▸ **Task prompt**:
Quote the records below in full, exactly as given, with the images taken out.

▸ **Stored dataset items**:

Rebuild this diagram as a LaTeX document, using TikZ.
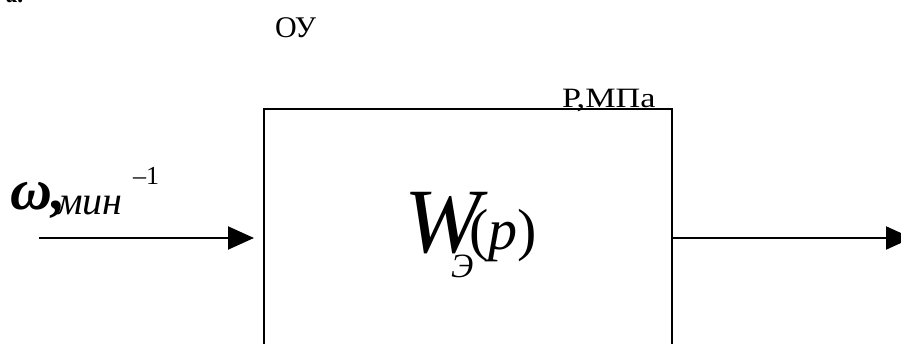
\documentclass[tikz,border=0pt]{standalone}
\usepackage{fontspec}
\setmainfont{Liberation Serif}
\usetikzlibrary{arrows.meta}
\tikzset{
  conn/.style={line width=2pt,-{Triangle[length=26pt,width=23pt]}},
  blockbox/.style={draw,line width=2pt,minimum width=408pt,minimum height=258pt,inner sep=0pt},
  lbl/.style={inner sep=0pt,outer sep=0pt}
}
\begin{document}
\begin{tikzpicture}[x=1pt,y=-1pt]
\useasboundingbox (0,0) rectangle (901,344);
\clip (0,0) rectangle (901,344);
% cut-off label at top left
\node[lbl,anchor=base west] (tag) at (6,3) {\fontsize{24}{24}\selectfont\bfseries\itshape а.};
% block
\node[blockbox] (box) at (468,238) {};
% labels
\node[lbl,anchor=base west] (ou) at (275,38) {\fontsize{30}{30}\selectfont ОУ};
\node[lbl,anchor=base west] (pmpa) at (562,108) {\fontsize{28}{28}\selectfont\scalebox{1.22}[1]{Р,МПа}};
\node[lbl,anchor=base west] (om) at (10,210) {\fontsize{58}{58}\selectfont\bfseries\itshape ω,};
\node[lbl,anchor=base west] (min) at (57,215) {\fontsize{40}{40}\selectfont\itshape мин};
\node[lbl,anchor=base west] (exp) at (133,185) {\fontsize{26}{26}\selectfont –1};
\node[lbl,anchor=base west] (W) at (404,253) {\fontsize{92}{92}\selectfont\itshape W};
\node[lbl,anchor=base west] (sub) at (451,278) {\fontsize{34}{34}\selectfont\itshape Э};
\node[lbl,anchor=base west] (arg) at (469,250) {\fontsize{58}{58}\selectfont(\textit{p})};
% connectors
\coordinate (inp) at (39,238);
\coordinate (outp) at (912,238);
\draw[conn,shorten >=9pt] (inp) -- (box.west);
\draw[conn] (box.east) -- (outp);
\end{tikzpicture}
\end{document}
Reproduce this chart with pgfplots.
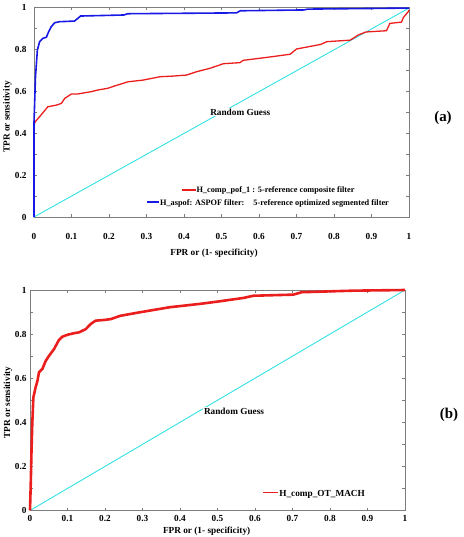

▸ **Solution to the problem**:
Rebuild this diagram as a LaTeX document, using TikZ.
\documentclass[tikz,border=0pt]{standalone}
\usepackage{fontspec}
\setmainfont{Liberation Serif}
\usetikzlibrary{arrows.meta}
\tikzset{
  conn/.style={line width=2pt,-{Triangle[length=26pt,width=23pt]}},
  blockbox/.style={draw,line width=2pt,minimum width=408pt,minimum height=258pt,inner sep=0pt},
  lbl/.style={inner sep=0pt,outer sep=0pt}
}
\begin{document}
\begin{tikzpicture}[x=1pt,y=-1pt]
\useasboundingbox (0,0) rectangle (901,344);
\clip (0,0) rectangle (901,344);
% cut-off label at top left
\node[lbl,anchor=base west] (tag) at (6,3) {\fontsize{24}{24}\selectfont\bfseries\itshape а.};
% block
\node[blockbox] (box) at (468,238) {};
% labels
\node[lbl,anchor=base west] (ou) at (275,38) {\fontsize{30}{30}\selectfont ОУ};
\node[lbl,anchor=base west] (pmpa) at (562,108) {\fontsize{28}{28}\selectfont\scalebox{1.22}[1]{Р,МПа}};
\node[lbl,anchor=base west] (om) at (10,210) {\fontsize{58}{58}\selectfont\bfseries\itshape ω,};
\node[lbl,anchor=base west] (min) at (57,215) {\fontsize{40}{40}\selectfont\itshape мин};
\node[lbl,anchor=base west] (exp) at (133,185) {\fontsize{26}{26}\selectfont –1};
\node[lbl,anchor=base west] (W) at (404,253) {\fontsize{92}{92}\selectfont\itshape W};
\node[lbl,anchor=base west] (sub) at (451,278) {\fontsize{34}{34}\selectfont\itshape Э};
\node[lbl,anchor=base west] (arg) at (469,250) {\fontsize{58}{58}\selectfont(\textit{p})};
% connectors
\coordinate (inp) at (39,238);
\coordinate (outp) at (912,238);
\draw[conn,shorten >=9pt] (inp) -- (box.west);
\draw[conn] (box.east) -- (outp);
\end{tikzpicture}
\end{document}
Reproduce this chart with pgfplots.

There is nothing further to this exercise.